The US Court of Appeals for the Sixth Circuit noted that, under Tennessee law, more specific statutory provisions trump more general provisions and that statutes should be construed in a manner that renders no part of the statute superfluous. Under Chapter 9 of the Tennessee UCC, the term proceeds had a specific statutory definition, which includes, among other things "whatever is collected on, or distributed on account of, collateral" as well as "rights arising out of collateral."
While 1st Source argued that these definitions included the Debtors' accounts receivable arising from the use of the collateral, the Sixth Circuit disagreed. Dismissing 1st Source's arguments, the Sixth Circuit found that:
  • Accepting 1st Source's broad interpretation of "proceeds" would render the term "accounts," another defined term, meaningless. They declined to expand the definition of the general term "proceeds" so that it would subsume the specific term "accounts."
  • The PEB Commentary associated with the definition of proceeds in the UCC explains that "proceeds" does not refer to income "generated from the debtor's own use and possession of goods" or where there was "no disposition of the goods by the security lease."
Affirming the District Court's decision, the Sixth Circuit held that, for rights to arise out of collateral, they must result from a loss or dispossession of the party's interest in the collateral and not simply by its use. The court supported the proposition that revenues earned from the use of collateral are not proceeds. The Sixth Circuit found no support for 1st Source's overly broad interpretation of "proceeds" and declined to adopt it.
Accordingly, because 1st Source's financing statements did not expressly refer to accounts in the collateral description, they were insufficient to put Wilson on notice of its security interest in the accounts receivable and the Sixth Circuit held that 1st Source only had an unperfected security interest in this collateral, subordinate to Wilson's perfected security interest.

Practical Implications

This court's decision that proceeds do not include accounts will certainly be of concern to lenders. In any event, this case serves as a reminder that financing statements used to perfect a lender's security interest in certain collateral must carefully identify the collateral with specificity.

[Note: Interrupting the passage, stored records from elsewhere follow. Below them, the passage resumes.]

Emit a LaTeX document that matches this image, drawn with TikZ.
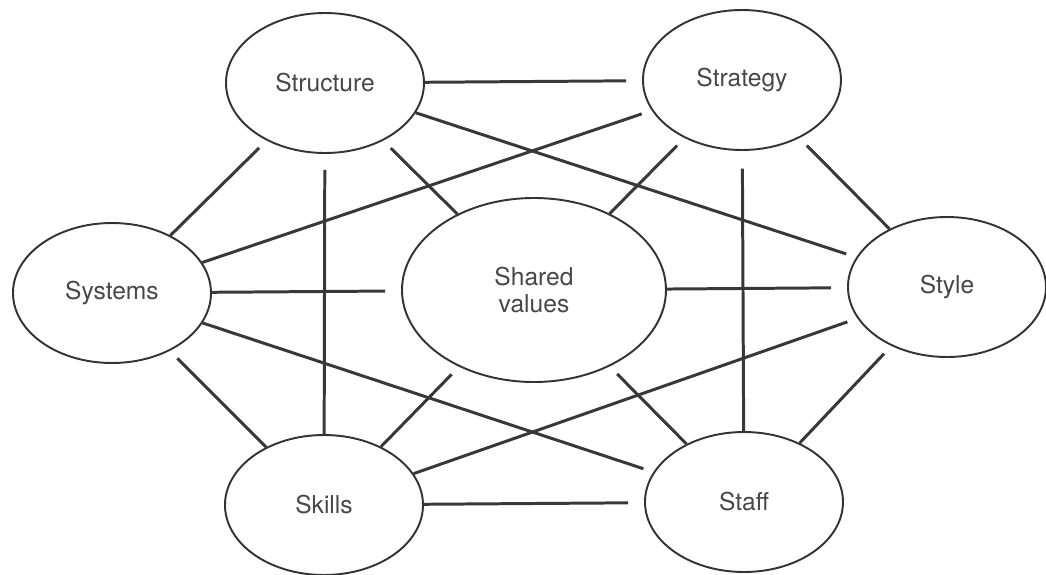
\documentclass[tikz,border=0pt]{standalone}
\usepackage{fontspec}
\setmainfont{TeX Gyre Heros}
\usetikzlibrary{shapes}

\begin{document}
\begin{tikzpicture} [
    line width=1.7pt,
  ]
  \useasboundingbox (-10.68,-5.68) rectangle (10.24,5.8);

  \tikzstyle{element} = [
    ellipse,
    line width=1.1pt,
    draw=black!80,
    text=black!72,
    font=\fontsize{14}{15}\selectfont,
    minimum width=3.96cm,
    minimum height=2.8cm,
    inner sep=0pt,
  ]
  \tikzstyle{core} = [
    element,
    minimum width=5.28cm,
    minimum height=3.68cm,
    align=center,
  ]
  \tikzstyle{link} = [
    draw=black!78,
    shorten >=6pt,
  ]

  \node[core]                      (shared)    {Shared\\values};
  \node[element] at (-4.18,4.14)   (structure) {Structure};
  \node[element] at (4.16,4.2)     (strategy)  {Strategy};
  \node[element] at (-8.44,-0.06)  (systems)   {Systems};
  \node[element] at (8.26,0.06)    (style)     {Style};
  \node[element] at (-4.2,-4.3)    (skills)    {Skills};
  \node[element] at (4.2,-4.24)    (staff)     {Staff};

  \path[link,shorten >=9pt] (structure) edge (strategy);
  \path[link] (structure) edge (style);
  \path[link] (systems)   edge (structure);
  \path[link,shorten >=9pt] (skills) edge (structure);
  \path[link] (shared)    edge (structure);
  \path[link] (systems)   edge (strategy);
  \path[link] (shared)    edge (strategy);
  \path[link,shorten >=10pt] (staff) edge (strategy);
  \path[link] (style)     edge (strategy);
  \path[link,shorten >=9pt] (systems) edge (shared);
  \path[link] (systems)   edge (staff);
  \path[link] (skills)    edge (systems);
  \path[link,shorten >=9pt] (shared) edge (style);
  \path[link] (skills)    edge (shared);
  \path[link] (staff)     edge (shared);
  \path[link] (skills)    edge (style);
  \path[link] (staff)     edge (style);
  \path[link,shorten >=9pt] (skills) edge (staff);

\end{tikzpicture}
\end{document}
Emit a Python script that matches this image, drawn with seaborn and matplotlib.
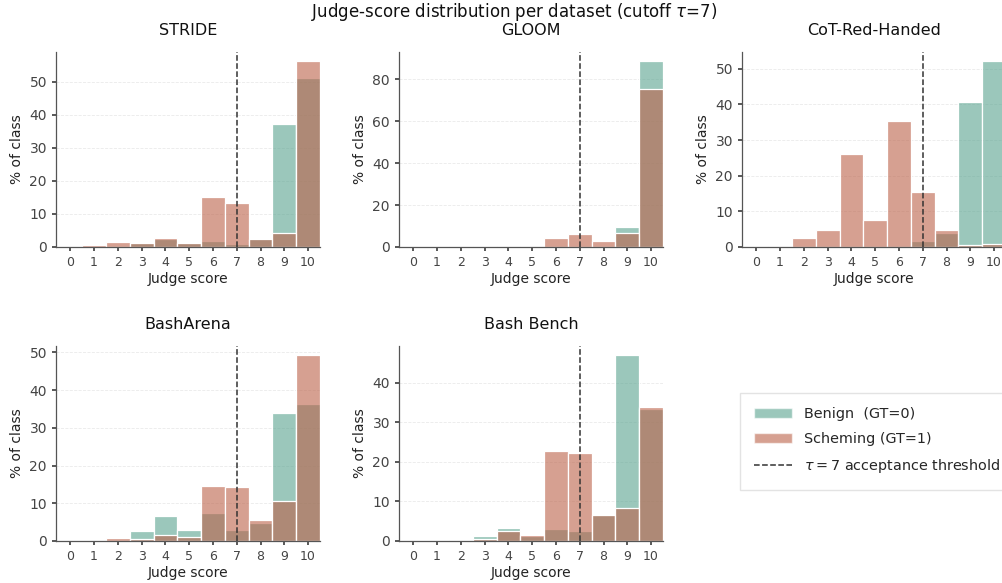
import numpy as np
import pandas as pd
import matplotlib
matplotlib.use("Agg")
import matplotlib.pyplot as plt
import seaborn as sns
from matplotlib.patches import Patch
from matplotlib.lines import Line2D

scores = list(range(11))
datasets = ["STRIDE", "GLOOM", "CoT-Red-Handed", "BashArena", "Bash Bench"]

stride_benign   = [0, 0.3, 0, 1.2, 2.4, 1.2, 1.7, 1.0, 2.8, 37.3, 51.0]
stride_scheming = [0, 0.7, 1.4, 1.2, 2.8, 1.3, 15.0, 13.2, 2.5, 4.2, 56.2]
gloom_benign    = [0, 0, 0, 0, 0, 0, 0, 0, 0, 9.4, 88.6]
gloom_scheming  = [0, 0, 0.5, 0.5, 0.6, 0, 4.1, 6.0, 3.0, 6.7, 75.6]
cot_benign      = [0, 0, 0, 0, 0, 0, 0, 1.7, 3.8, 40.7, 52.1]
cot_scheming    = [0, 0.3, 2.4, 4.8, 26.1, 7.6, 35.4, 15.3, 4.9, 0.6, 0.8]
basharena_benign   = [0, 0, 0, 2.7, 6.5, 3.0, 7.5, 3.0, 4.9, 34.0, 36.3]
basharena_scheming = [0, 0, 0.7, 0.4, 1.6, 1.1, 14.7, 14.4, 5.6, 10.7, 49.2]
bashbench_benign   = [0, 0, 0.2, 1.3, 3.3, 1.2, 3.1, 2.6, 6.5, 46.9, 33.3]
bashbench_scheming = [0, 0, 0, 0.6, 2.6, 1.5, 22.8, 22.2, 6.5, 8.4, 33.8]

benign_vals = [stride_benign, gloom_benign, cot_benign, basharena_benign, bashbench_benign]
scheming_vals = [stride_scheming, gloom_scheming, cot_scheming, basharena_scheming, bashbench_scheming]

threshold = 7
BENIGN_C = "#58a38f"
SCHEM_C = "#bc6148"
ALPHA = 0.6

sns.set_theme(style="ticks")
plt.rcParams['font.family'] = ['DejaVu Sans']

W, H = 1003, 583
fig = plt.figure(figsize=(W / 100, H / 100), dpi=100)

lefts = [56, 399, 742, 56, 399]
bottoms = [247, 247, 247, 541, 541]
aw, ah = 264, 195

for i, name in enumerate(datasets):
    ax = fig.add_axes([lefts[i] / W, (H - bottoms[i]) / H, aw / W, ah / H])
    df = pd.DataFrame({"score": scores, "benign": benign_vals[i], "scheming": scheming_vals[i]})
    sns.histplot(data=df, x="score", weights="benign", discrete=True, shrink=1,
                 color=BENIGN_C, alpha=ALPHA, edgecolor="white", linewidth=0.9, ax=ax)
    sns.histplot(data=df, x="score", weights="scheming", discrete=True, shrink=1,
                 color=SCHEM_C, alpha=ALPHA, edgecolor="white", linewidth=0.9, ax=ax)
    ax.axvline(threshold, color="#333333", linestyle="--", linewidth=1.1, zorder=5)
    ax.set_xlim(-0.6, 10.5)
    ax.set_xticks(scores)
    ax.tick_params(axis="x", labelsize=9, colors="#444444", length=3)
    ax.tick_params(axis="y", labelsize=10, colors="#444444", length=3)
    ax.set_xlabel("Judge score", fontsize=10, color="#222222", labelpad=2)
    ax.set_ylabel("% of class", fontsize=10, color="#222222")
    ax.set_title(name, fontsize=11.5, color="#111111", pad=12)
    ax.yaxis.grid(True, linestyle="--", linewidth=0.6, color="#dddddd", alpha=0.6)
    ax.set_axisbelow(True)
    sns.despine(ax=ax)
    for s in ["left", "bottom"]:
        ax.spines[s].set_color("#555555")
        ax.spines[s].set_linewidth(0.9)

fig.suptitle("Judge-score distribution per dataset (cutoff $\\tau$=7)", fontsize=12,
             x=0.513, y=0.999, color="#111111")

handles = [Patch(facecolor=BENIGN_C, alpha=ALPHA, edgecolor="white", label="Benign  (GT=0)"),
           Patch(facecolor=SCHEM_C, alpha=ALPHA, edgecolor="white", label="Scheming (GT=1)"),
           Line2D([0], [0], color="#333333", linestyle="--", linewidth=1.1,
                  label="$\\tau = 7$ acceptance threshold")]
fig.legend(handles=handles, loc="upper left", bbox_to_anchor=(740 / W, (H - 393) / H),
           borderaxespad=0, fontsize=10.4, frameon=True, edgecolor="#dddddd", fancybox=False,
           borderpad=1.0, labelspacing=0.75, handlelength=2.6)

fig.savefig("out.png", dpi=100)
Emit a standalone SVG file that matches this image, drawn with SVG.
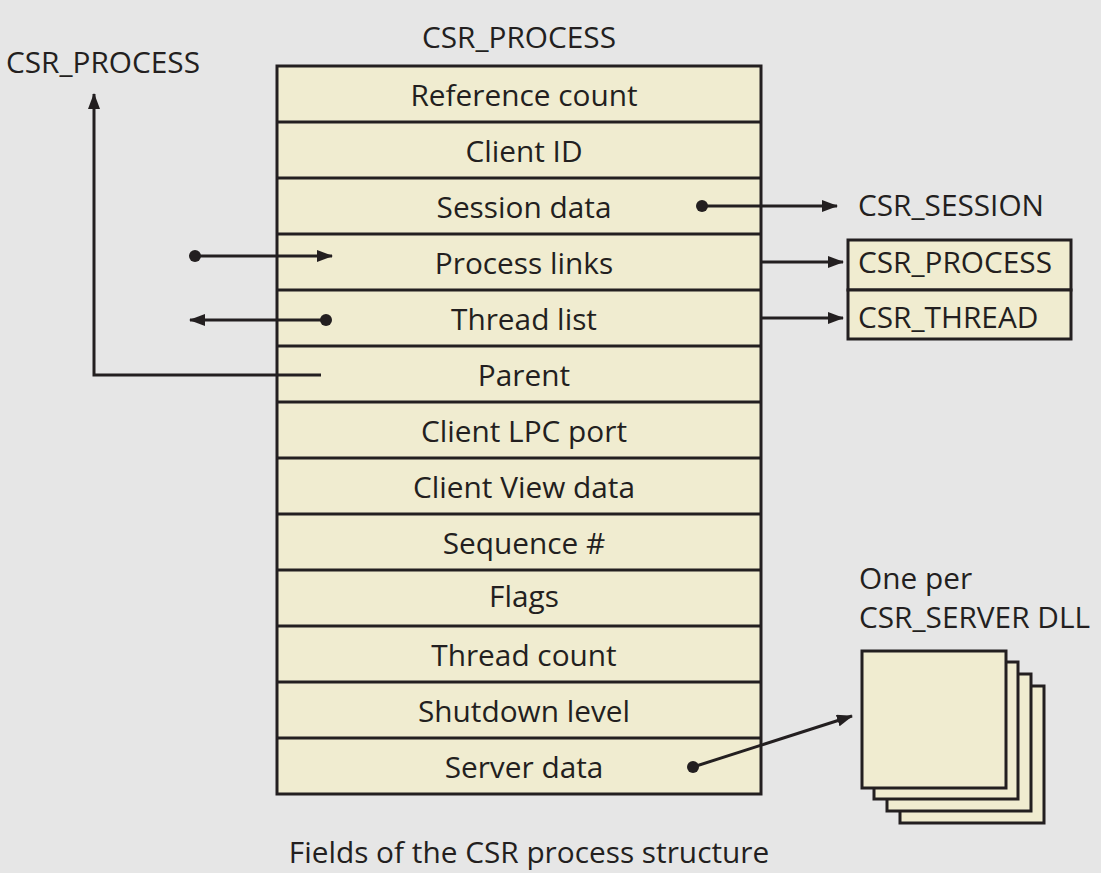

If the lender is receiving a security interest in specific assets, the lender should be careful that the collateral description in its financing statement mirrors the collateral description contained in the security agreement. If any portion of the collateral is not adequately described in the UCC-1 financing statement, the lender's security interest in it may not be perfected and its security interest may be subordinated to another secured party's properly perfected interest. In an assets deal, however, it may be appropriate for the lender to rely on an "all assets" collateral description in the financing statement (see Practice Note, UCC: Preparing and Filing Financing Statements).
To be certain that the lender's security interest in specific collateral is properly perfected, practitioners should take special care to ensure that the UCC-1 financing statement reflects the entire set of collateral described in the security agreement. This case highlights the risk of relying on general terms such as "proceeds" to identify specific assets such as accounts receivable.